Q. What are some frustrations?
One of the things that attracts people to rural living is that the pace of life tends to be slower. That’s not just a stereotype, it is generally true and applies to almost every area of life and leadership in rural areas. This means that decision-making can be slow, planning can be slow, and, most significantly, change can be slow.
That pace can be a huge advantage when things are going well, when the community has a positive view of your church, and when you are moving in a positive direction. The problem arises when change becomes necessary, as it always eventually does. It takes longer and requires more patience than it would in a more fast-paced, high-change environment.
Q. What excites you about the potential—perhaps untapped—in these churches?
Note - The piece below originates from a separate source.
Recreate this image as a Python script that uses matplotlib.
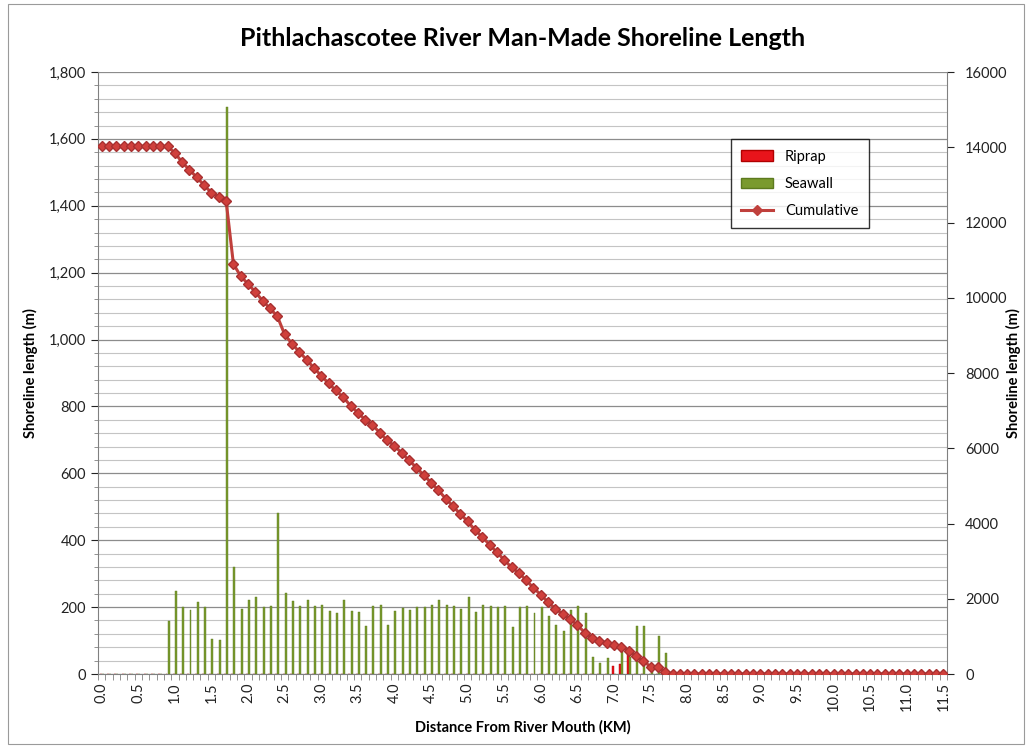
import matplotlib
matplotlib.use("Agg")
import matplotlib.pyplot as plt
import matplotlib.patches as mpatches
from matplotlib.lines import Line2D
from matplotlib.ticker import FuncFormatter, MultipleLocator, FixedLocator

plt.rcParams["font.family"] = ["Lato", "DejaVu Sans"]

# Distance categories 0.0 ... 11.5 km (one per 0.1 km)
distance_km = [round(0.1 * i, 1) for i in range(116)]

# Seawall length (m) per segment
seawall = (
    [0] * 9
    # 0.9 - 1.8
    + [159, 249, 199, 191, 216, 201, 104, 102, 1694, 319]
    # 1.9 - 2.8
    + [193, 221, 229, 201, 204, 482, 243, 219, 203, 221]
    # 2.9 - 3.8
    + [203, 206, 188, 181, 221, 189, 185, 143, 203, 205]
    # 3.9 - 4.8
    + [146, 189, 196, 192, 199, 199, 205, 220, 206, 203]
    # 4.9 - 5.8
    + [195, 231, 186, 205, 203, 200, 203, 140, 199, 204]
    # 5.9 - 6.8
    + [181, 199, 172, 146, 130, 191, 203, 183, 52, 32]
    # 6.9 - 7.7
    + [47, 0, 82, 52, 145, 145, 20, 114, 62]
    + [0] * 38
)

# Riprap length (m) per segment
riprap = [0] * 70 + [25, 30, 77] + [0] * 43

# Cumulative shoreline length (m) remaining upstream, right axis
cumulative = (
    [14020] * 10
    # 1.0 - 1.9
    + [13850, 13600, 13400, 13200, 12990, 12790, 12680, 12580, 10900, 10570]
    # 2.0 - 2.9
    + [10370, 10150, 9920, 9715, 9510, 9025, 8780, 8560, 8354, 8133]
    # 3.0 - 3.9
    + [7930, 7724, 7536, 7355, 7134, 6945, 6760, 6617, 6414, 6209]
    # 4.0 - 4.9
    + [6063, 5874, 5678, 5486, 5287, 5088, 4883, 4663, 4457, 4254]
    # 5.0 - 5.9
    + [4059, 3828, 3642, 3437, 3234, 3034, 2831, 2691, 2492, 2288]
    # 6.0 - 6.9
    + [2107, 1908, 1736, 1590, 1460, 1300, 1100, 960, 880, 830]
    # 7.0 - 7.7
    + [770, 727, 615, 486, 341, 196, 176, 62]
    + [0] * 38
)

x = list(range(len(distance_km)))

fig = plt.figure(figsize=(10.26, 7.48), dpi=100)
ax = fig.add_axes([98 / 1026, 1 - 674 / 748, 849 / 1026, 602 / 748])

# chart border
fig.patches.append(
    mpatches.Rectangle((0.008, 0.006), 0.99, 0.988, transform=fig.transFigure,
                       fill=False, edgecolor="#9a9a9a", linewidth=0.8)
)

bar_w = 0.27
ax.bar([i - 0.14 for i in x], riprap, width=bar_w, color="#E8141B",
       edgecolor="#B00000", linewidth=0.3, zorder=3)
ax.bar([i + 0.14 for i in x], seawall, width=bar_w, color="#7A9A2E",
       edgecolor="#5C7A1E", linewidth=0.3, zorder=3)

ax.set_xlim(-0.5, len(x) - 0.5)
ax.set_ylim(0, 1800)
ax.yaxis.set_major_locator(MultipleLocator(200))
ax.yaxis.set_minor_locator(MultipleLocator(40))
ax.yaxis.set_major_formatter(FuncFormatter(lambda v, p: f"{int(v):,}"))
ax.grid(which="major", axis="y", color="#8c8c8c", linewidth=0.9, zorder=0)
ax.grid(which="minor", axis="y", color="#c4c4c4", linewidth=0.8, zorder=0)
ax.set_axisbelow(True)

# x ticks: labels every 0.5 km, marks between categories
ax.xaxis.set_major_locator(FixedLocator(x[::5]))
ax.set_xticklabels([f"{d:.1f}" for d in distance_km[::5]], rotation=90)
ax.xaxis.set_minor_locator(FixedLocator([i - 0.5 for i in range(len(x) + 1)]))
ax.tick_params(axis="x", which="major", length=0, pad=6, labelsize=10.5, colors="#222222")
ax.tick_params(axis="x", which="minor", length=4, color="#808080")
ax.tick_params(axis="y", which="major", length=5, labelsize=10.5, colors="#222222")
ax.tick_params(axis="y", which="minor", length=3, color="#808080")

for s in ["top", "right"]:
    ax.spines[s].set_visible(False)
ax.spines["left"].set_color("#808080")
ax.spines["bottom"].set_color("#808080")

ax.set_xlabel("Distance From River Mouth (KM)", fontsize=10.5, fontweight="bold", labelpad=6)
ax.set_ylabel("Shoreline length (m)", fontsize=10.5, fontweight="bold")
ax.yaxis.set_label_coords(-0.071, 0.5)

ax2 = ax.twinx()
ax2.plot(x, cumulative, color="#C0403C", linewidth=2.2, marker="D", markersize=5.5,
         markerfacecolor="#D0403C", markeredgecolor="#A83030", zorder=4)
ax2.set_ylim(0, 16000)
ax2.yaxis.set_major_locator(MultipleLocator(2000))
ax2.tick_params(axis="y", length=5, labelsize=10.5, colors="#222222", pad=8)
for s in ["top", "left", "bottom"]:
    ax2.spines[s].set_visible(False)
ax2.spines["right"].set_color("#808080")
ax2.set_ylabel("Shoreline length (m)", fontsize=10.5, fontweight="bold")
ax2.yaxis.set_label_coords(1.07, 0.5)

handles = [
    mpatches.Patch(facecolor="#E8141B", edgecolor="#B00000", label="Riprap"),
    mpatches.Patch(facecolor="#7A9A2E", edgecolor="#5C7A1E", label="Seawall"),
    Line2D([0], [0], color="#C0403C", linewidth=2.2, marker="D", markersize=5.5,
           label="Cumulative"),
]
leg = ax2.legend(handles=handles, loc="upper left", bbox_to_anchor=(0.737, 0.9),
                 fontsize=10.5, frameon=True, fancybox=False, edgecolor="black",
                 handlelength=2.2, labelspacing=0.9, borderpad=0.7)
leg.get_frame().set_linewidth(1.0)

fig.text(523 / 1026, 1 - 38 / 748, "Pithlachascotee River Man-Made Shoreline Length",
         ha="center", va="center", fontsize=18, fontweight="bold")

fig.savefig("out.png", dpi=100)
The opportunity for reach and impact. That sounds funny because we think of high-impact and far-reaching churches as those in high-density populations, but I am totally convinced that there is tremendous potential for regional impact within the rural church. In the church leadership world, the prevailing wisdom is that most churches can only reach people within a 20-minute driving radius of their church. In a city that may be true, but in rural areas people are used to driving 45 minutes just to go to Walmart. In some areas, an entire county will send their kids to one school district, meaning that school is a 20-minute drive one way for some families.
“I am totally convinced that there is tremendous potential for regional impact within the rural church.”
There is the potential for churches to have that same kind of reach and impact. One church in a rural area has the ability to reach an entire county and even an entire region. These churches aren’t confined to the borders of their city or suburbs but by how far they are willing to reach.